TASK REQUIREMENTS :: Repeat the material below exactly, with no pictures.

◇ ◇ ◇ ◇

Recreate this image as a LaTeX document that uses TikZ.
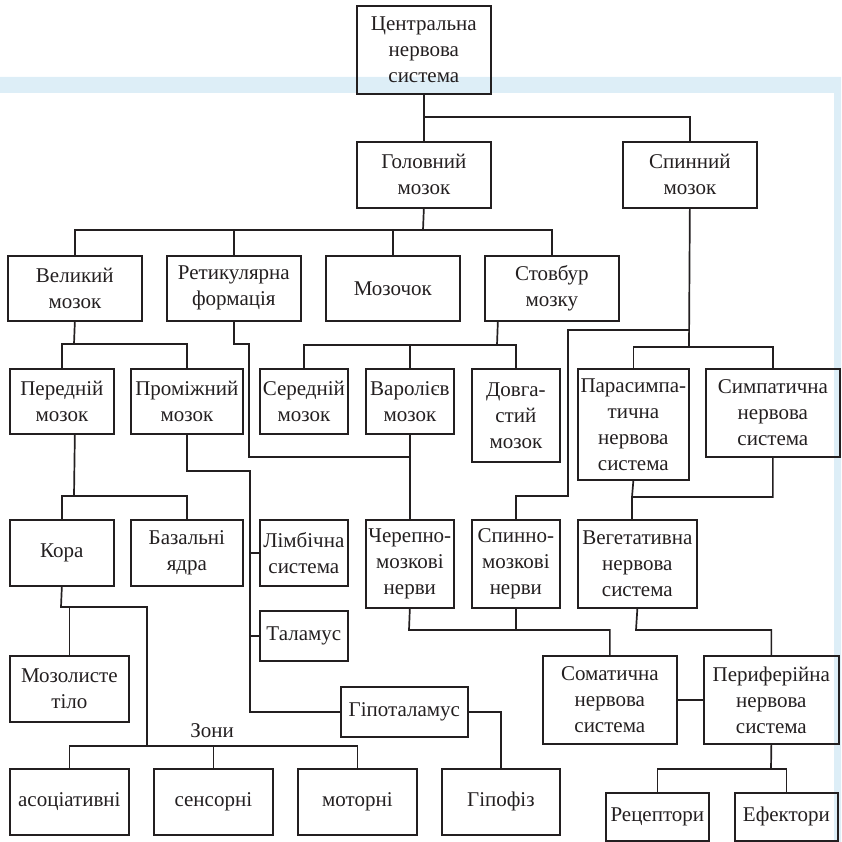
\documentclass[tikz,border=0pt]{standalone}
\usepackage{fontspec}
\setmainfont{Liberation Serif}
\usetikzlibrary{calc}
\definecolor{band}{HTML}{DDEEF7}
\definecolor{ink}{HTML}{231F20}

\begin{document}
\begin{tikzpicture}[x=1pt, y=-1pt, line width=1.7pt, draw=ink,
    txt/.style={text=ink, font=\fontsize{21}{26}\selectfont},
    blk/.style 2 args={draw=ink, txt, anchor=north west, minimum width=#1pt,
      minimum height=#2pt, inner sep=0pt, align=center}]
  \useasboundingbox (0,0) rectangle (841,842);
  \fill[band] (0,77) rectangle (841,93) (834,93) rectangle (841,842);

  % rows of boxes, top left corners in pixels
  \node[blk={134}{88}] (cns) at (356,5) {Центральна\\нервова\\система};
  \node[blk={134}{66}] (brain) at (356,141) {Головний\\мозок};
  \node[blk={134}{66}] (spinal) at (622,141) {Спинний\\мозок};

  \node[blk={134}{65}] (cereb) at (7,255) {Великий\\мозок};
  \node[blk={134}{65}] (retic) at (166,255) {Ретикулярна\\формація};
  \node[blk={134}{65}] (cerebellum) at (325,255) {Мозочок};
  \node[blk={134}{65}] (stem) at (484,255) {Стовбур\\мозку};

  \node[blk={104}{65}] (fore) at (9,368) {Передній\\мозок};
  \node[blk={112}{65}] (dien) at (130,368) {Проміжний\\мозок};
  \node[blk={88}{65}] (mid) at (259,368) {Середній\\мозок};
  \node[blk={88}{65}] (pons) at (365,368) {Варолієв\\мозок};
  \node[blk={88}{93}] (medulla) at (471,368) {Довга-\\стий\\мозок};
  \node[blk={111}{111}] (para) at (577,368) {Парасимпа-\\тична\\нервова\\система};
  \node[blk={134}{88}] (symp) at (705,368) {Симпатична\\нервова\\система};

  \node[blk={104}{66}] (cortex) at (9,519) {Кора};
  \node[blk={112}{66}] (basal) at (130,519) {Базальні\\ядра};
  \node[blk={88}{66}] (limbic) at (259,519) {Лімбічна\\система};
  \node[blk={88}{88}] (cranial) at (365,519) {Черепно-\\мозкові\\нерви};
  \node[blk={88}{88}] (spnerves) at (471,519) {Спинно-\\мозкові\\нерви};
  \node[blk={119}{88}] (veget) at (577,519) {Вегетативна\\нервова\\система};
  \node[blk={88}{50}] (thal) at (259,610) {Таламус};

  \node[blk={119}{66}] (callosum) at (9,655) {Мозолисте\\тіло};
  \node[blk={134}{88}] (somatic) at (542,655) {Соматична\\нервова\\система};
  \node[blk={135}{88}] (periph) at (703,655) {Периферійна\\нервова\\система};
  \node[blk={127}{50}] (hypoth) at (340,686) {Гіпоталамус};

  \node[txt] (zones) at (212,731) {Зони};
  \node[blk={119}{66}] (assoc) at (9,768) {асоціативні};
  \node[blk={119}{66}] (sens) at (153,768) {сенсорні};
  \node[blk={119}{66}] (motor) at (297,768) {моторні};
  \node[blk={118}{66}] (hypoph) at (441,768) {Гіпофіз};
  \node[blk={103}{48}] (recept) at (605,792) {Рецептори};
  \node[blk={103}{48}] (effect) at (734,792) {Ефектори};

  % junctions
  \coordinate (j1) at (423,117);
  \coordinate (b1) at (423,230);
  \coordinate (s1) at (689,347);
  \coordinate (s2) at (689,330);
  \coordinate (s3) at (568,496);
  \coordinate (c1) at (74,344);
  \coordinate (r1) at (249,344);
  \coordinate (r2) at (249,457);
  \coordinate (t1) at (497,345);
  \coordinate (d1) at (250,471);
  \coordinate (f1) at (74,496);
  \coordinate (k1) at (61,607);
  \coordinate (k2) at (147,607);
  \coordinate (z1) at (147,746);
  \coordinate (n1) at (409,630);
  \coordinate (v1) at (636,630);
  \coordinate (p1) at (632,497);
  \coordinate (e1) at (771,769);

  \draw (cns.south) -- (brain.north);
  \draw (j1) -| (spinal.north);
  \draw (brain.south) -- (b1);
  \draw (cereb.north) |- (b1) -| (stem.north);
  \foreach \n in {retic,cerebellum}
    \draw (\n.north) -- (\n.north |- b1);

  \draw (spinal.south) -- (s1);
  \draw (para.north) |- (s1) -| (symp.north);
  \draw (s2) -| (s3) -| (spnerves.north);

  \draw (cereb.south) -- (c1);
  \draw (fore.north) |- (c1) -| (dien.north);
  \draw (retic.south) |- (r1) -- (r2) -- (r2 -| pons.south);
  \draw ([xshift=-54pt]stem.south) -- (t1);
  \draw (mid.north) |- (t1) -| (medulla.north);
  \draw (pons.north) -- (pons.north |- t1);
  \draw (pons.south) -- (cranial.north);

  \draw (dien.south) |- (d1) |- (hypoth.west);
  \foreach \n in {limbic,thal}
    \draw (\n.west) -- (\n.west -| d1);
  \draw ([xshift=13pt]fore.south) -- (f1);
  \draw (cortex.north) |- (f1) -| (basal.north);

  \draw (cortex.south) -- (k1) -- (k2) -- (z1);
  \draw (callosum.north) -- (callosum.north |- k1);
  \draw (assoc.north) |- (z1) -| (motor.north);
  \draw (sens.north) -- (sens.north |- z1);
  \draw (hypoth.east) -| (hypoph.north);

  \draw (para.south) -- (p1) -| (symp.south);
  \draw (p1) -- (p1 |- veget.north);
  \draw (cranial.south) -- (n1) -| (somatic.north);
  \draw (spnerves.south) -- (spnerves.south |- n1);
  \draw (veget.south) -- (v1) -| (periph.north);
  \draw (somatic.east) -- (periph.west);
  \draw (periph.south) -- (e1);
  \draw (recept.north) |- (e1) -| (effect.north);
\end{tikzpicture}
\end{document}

◇ ◇ ◇ ◇

WRITTEN RESPONSE ::
Recreate this image as a LaTeX document that uses TikZ.
\documentclass[tikz,border=0pt]{standalone}
\usepackage{fontspec}
\setmainfont{Liberation Serif}
\usetikzlibrary{calc}
\definecolor{band}{HTML}{DDEEF7}
\definecolor{ink}{HTML}{231F20}

\begin{document}
\begin{tikzpicture}[x=1pt, y=-1pt, line width=1.7pt, draw=ink,
    txt/.style={text=ink, font=\fontsize{21}{26}\selectfont},
    blk/.style 2 args={draw=ink, txt, anchor=north west, minimum width=#1pt,
      minimum height=#2pt, inner sep=0pt, align=center}]
  \useasboundingbox (0,0) rectangle (841,842);
  \fill[band] (0,77) rectangle (841,93) (834,93) rectangle (841,842);

  % rows of boxes, top left corners in pixels
  \node[blk={134}{88}] (cns) at (356,5) {Центральна\\нервова\\система};
  \node[blk={134}{66}] (brain) at (356,141) {Головний\\мозок};
  \node[blk={134}{66}] (spinal) at (622,141) {Спинний\\мозок};

  \node[blk={134}{65}] (cereb) at (7,255) {Великий\\мозок};
  \node[blk={134}{65}] (retic) at (166,255) {Ретикулярна\\формація};
  \node[blk={134}{65}] (cerebellum) at (325,255) {Мозочок};
  \node[blk={134}{65}] (stem) at (484,255) {Стовбур\\мозку};

  \node[blk={104}{65}] (fore) at (9,368) {Передній\\мозок};
  \node[blk={112}{65}] (dien) at (130,368) {Проміжний\\мозок};
  \node[blk={88}{65}] (mid) at (259,368) {Середній\\мозок};
  \node[blk={88}{65}] (pons) at (365,368) {Варолієв\\мозок};
  \node[blk={88}{93}] (medulla) at (471,368) {Довга-\\стий\\мозок};
  \node[blk={111}{111}] (para) at (577,368) {Парасимпа-\\тична\\нервова\\система};
  \node[blk={134}{88}] (symp) at (705,368) {Симпатична\\нервова\\система};

  \node[blk={104}{66}] (cortex) at (9,519) {Кора};
  \node[blk={112}{66}] (basal) at (130,519) {Базальні\\ядра};
  \node[blk={88}{66}] (limbic) at (259,519) {Лімбічна\\система};
  \node[blk={88}{88}] (cranial) at (365,519) {Черепно-\\мозкові\\нерви};
  \node[blk={88}{88}] (spnerves) at (471,519) {Спинно-\\мозкові\\нерви};
  \node[blk={119}{88}] (veget) at (577,519) {Вегетативна\\нервова\\система};
  \node[blk={88}{50}] (thal) at (259,610) {Таламус};

  \node[blk={119}{66}] (callosum) at (9,655) {Мозолисте\\тіло};
  \node[blk={134}{88}] (somatic) at (542,655) {Соматична\\нервова\\система};
  \node[blk={135}{88}] (periph) at (703,655) {Периферійна\\нервова\\система};
  \node[blk={127}{50}] (hypoth) at (340,686) {Гіпоталамус};

  \node[txt] (zones) at (212,731) {Зони};
  \node[blk={119}{66}] (assoc) at (9,768) {асоціативні};
  \node[blk={119}{66}] (sens) at (153,768) {сенсорні};
  \node[blk={119}{66}] (motor) at (297,768) {моторні};
  \node[blk={118}{66}] (hypoph) at (441,768) {Гіпофіз};
  \node[blk={103}{48}] (recept) at (605,792) {Рецептори};
  \node[blk={103}{48}] (effect) at (734,792) {Ефектори};

  % junctions
  \coordinate (j1) at (423,117);
  \coordinate (b1) at (423,230);
  \coordinate (s1) at (689,347);
  \coordinate (s2) at (689,330);
  \coordinate (s3) at (568,496);
  \coordinate (c1) at (74,344);
  \coordinate (r1) at (249,344);
  \coordinate (r2) at (249,457);
  \coordinate (t1) at (497,345);
  \coordinate (d1) at (250,471);
  \coordinate (f1) at (74,496);
  \coordinate (k1) at (61,607);
  \coordinate (k2) at (147,607);
  \coordinate (z1) at (147,746);
  \coordinate (n1) at (409,630);
  \coordinate (v1) at (636,630);
  \coordinate (p1) at (632,497);
  \coordinate (e1) at (771,769);

  \draw (cns.south) -- (brain.north);
  \draw (j1) -| (spinal.north);
  \draw (brain.south) -- (b1);
  \draw (cereb.north) |- (b1) -| (stem.north);
  \foreach \n in {retic,cerebellum}
    \draw (\n.north) -- (\n.north |- b1);

  \draw (spinal.south) -- (s1);
  \draw (para.north) |- (s1) -| (symp.north);
  \draw (s2) -| (s3) -| (spnerves.north);

  \draw (cereb.south) -- (c1);
  \draw (fore.north) |- (c1) -| (dien.north);
  \draw (retic.south) |- (r1) -- (r2) -- (r2 -| pons.south);
  \draw ([xshift=-54pt]stem.south) -- (t1);
  \draw (mid.north) |- (t1) -| (medulla.north);
  \draw (pons.north) -- (pons.north |- t1);
  \draw (pons.south) -- (cranial.north);

  \draw (dien.south) |- (d1) |- (hypoth.west);
  \foreach \n in {limbic,thal}
    \draw (\n.west) -- (\n.west -| d1);
  \draw ([xshift=13pt]fore.south) -- (f1);
  \draw (cortex.north) |- (f1) -| (basal.north);

  \draw (cortex.south) -- (k1) -- (k2) -- (z1);
  \draw (callosum.north) -- (callosum.north |- k1);
  \draw (assoc.north) |- (z1) -| (motor.north);
  \draw (sens.north) -- (sens.north |- z1);
  \draw (hypoth.east) -| (hypoph.north);

  \draw (para.south) -- (p1) -| (symp.south);
  \draw (p1) -- (p1 |- veget.north);
  \draw (cranial.south) -- (n1) -| (somatic.north);
  \draw (spnerves.south) -- (spnerves.south |- n1);
  \draw (veget.south) -- (v1) -| (periph.north);
  \draw (somatic.east) -- (periph.west);
  \draw (periph.south) -- (e1);
  \draw (recept.north) |- (e1) -| (effect.north);
\end{tikzpicture}
\end{document}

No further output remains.